菩提達磨
日本人にとって、「だるまさん」は親しい存在。
何度倒しても起きあがる「七転び八起き」、
願い事がかなったら目に墨を入れるなど、
赤い張子のだるまは人生を応援する縁起物として、
今も日本人の中で生き続けています。
しかし、実在した達磨は、
すさまじい修行の末に悟りの境地に達した、激烈な僧でした。
世界に禅というひとつの潮流を生み出した、達磨とはいかなる存在だったのでしょうか。
伝説の人物の常として、達磨の出生には不明な部分が多い。広く知られている説は、南インド、香至王国の第三王子であったということだ。仏教に帰依するきっかけについて、伝説はこう伝えている。ある日、釈迦の仏法を継いだ27代目の祖師、般若多羅(はんにゃたら)が王宮にやってきたので、王はすばらしい宝珠を与えた。般若多羅は王子たちに「この宝珠にまさるものはあるか? 」と問うと、他の王子は「ない」と答えたが、ただひとり達磨だけは、「物である宝珠より、仏陀の知恵の方が価値がある」と答えたという。それを聞いた般若多羅は、達磨を弟子として受け入れ、後に第28代目の祖として「菩提達磨(ボーディダルマ)」という名を授けた。「ダルマ」とは、サンスクリット語で「法」を表すもの。それから60歳頃まで、彼はインドで仏教の布教に努めたという。
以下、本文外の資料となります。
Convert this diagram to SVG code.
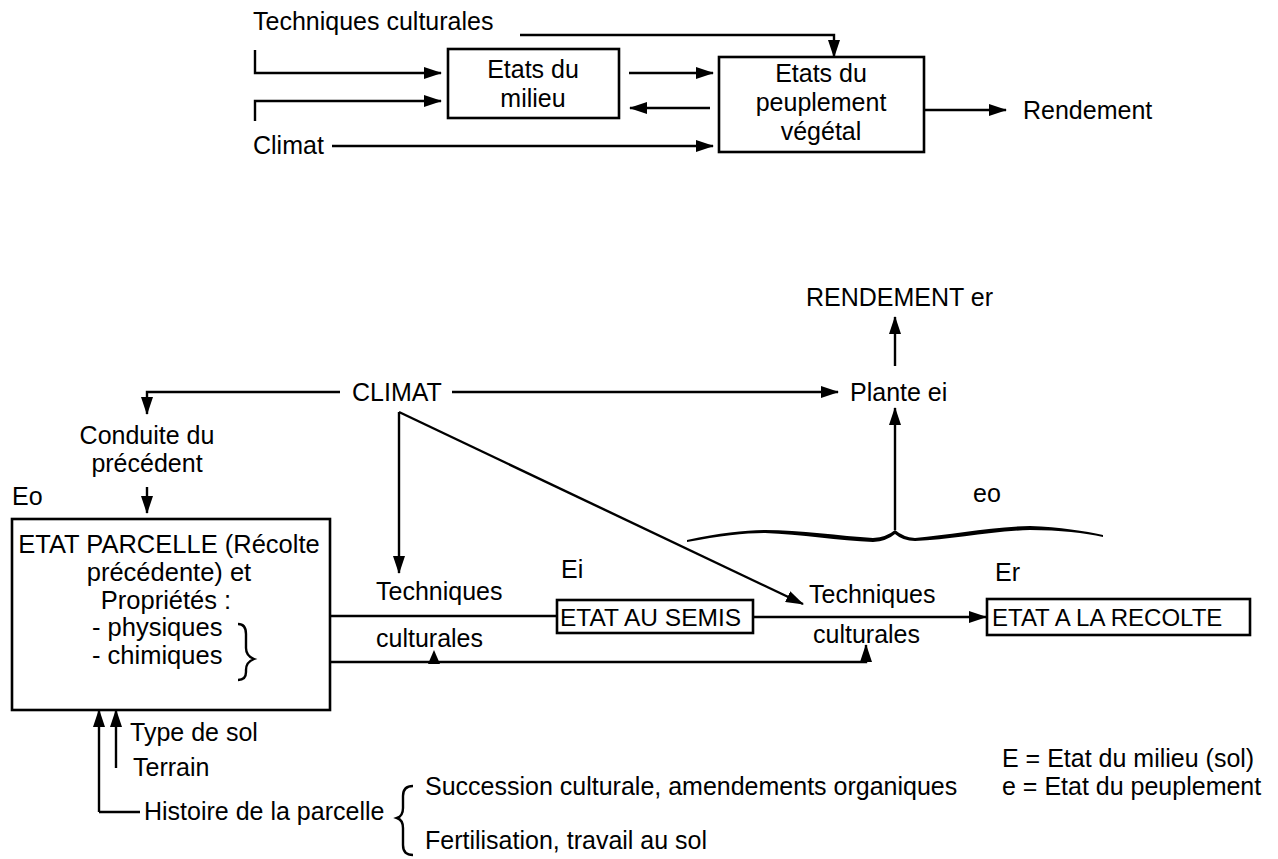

師の死後、達磨は中国に渡ることを決意する。達磨がなぜ東を目指したのかは、後に禅の公案になっている。しかし、本当のところは謎に包まれたままだ。達磨の教えを後に弟子がまとめた『二入四行論(ににゅうしぎょうろん)』によれば、西暦520年頃、彼は、航海に3年の月日を費やして広州に上陸した。当時の中国は南北朝に分かれていて、達磨がまず謁見したのは、南朝の梁を治める武帝だった。武帝は以前から仏教を信仰しており、天竺から来た高僧を喜んで迎えたという。禅の公案に、武帝と達磨の問答がある。武帝は「私は今までたくさん寺を造り僧を育てて来た。これはどのくらいの功徳になっているだろうか」と聞いた。それに対して、達磨は「功徳は何も無い」と答えた。「では仏教における聖なる真理は何か」と聞くと「空っぽで何もない」と答えた。さらに「何もないというのなら、お前は何者だ」と聞くと「知らぬ」と答えた。武帝はこの答えを喜ばなかったので、達磨は北魏に向かったという。
この後、達磨は洛陽郊外の嵩山少林寺にこもり、壁に向かってひたすら坐り続けるという修行を9年間続けて、悟りに達したという伝説がある。この坐禅の姿を模して作ったのが、現在のだるまの玩具だ。あまりに長く座り続けたことによって、手足が腐ってしまった姿なのだともいう。達磨が行った「壁観(へきかん)」と呼ばれる修行法は、以後、禅というものの本質を表す礎となった。
少林寺に婆羅門僧(ばらもんそう)がいるという噂は中国の仏教者の間に広まった。だが、彼らが教えを求めて達磨のもとに行っても、ただ坐っているだけで、何も教えてくれない。その中で、慧可(えか)だけは、弟子となることを繰り返し志願した。沈黙して瞑想を続ける達磨は弟子を取るつもりはなく、これを拒否し続けた。ついに、慧可は自らの左ひじを切り落として、求道の決意を示したため、ようやく達磨も彼の入門を認めたという。この慧可が禅宗の第二祖となり、以後、中国に禅宗が広まったとされる。
達磨の入滅は、150歳という記録が残っているが、これは伝説として作られたものだろう。他宗派の僧侶に毒殺されたという説もある。遺体は熊耳山(ゆうじさん)に葬られた。
達磨は、釈迦の教えの本質をもう一度問い直し、「禅」という新しい流れを生み出した。中国で芽吹いた禅の教えにはどこかタオイズムに通じる質があり、仏教の中でも独特の位置にある。そして禅は日本に渡り、ミニマリズムを深化させ、結晶化した。達磨がなぜ東を目指したのか、そこには、大きな流れを受けた必然があったのかもしれない。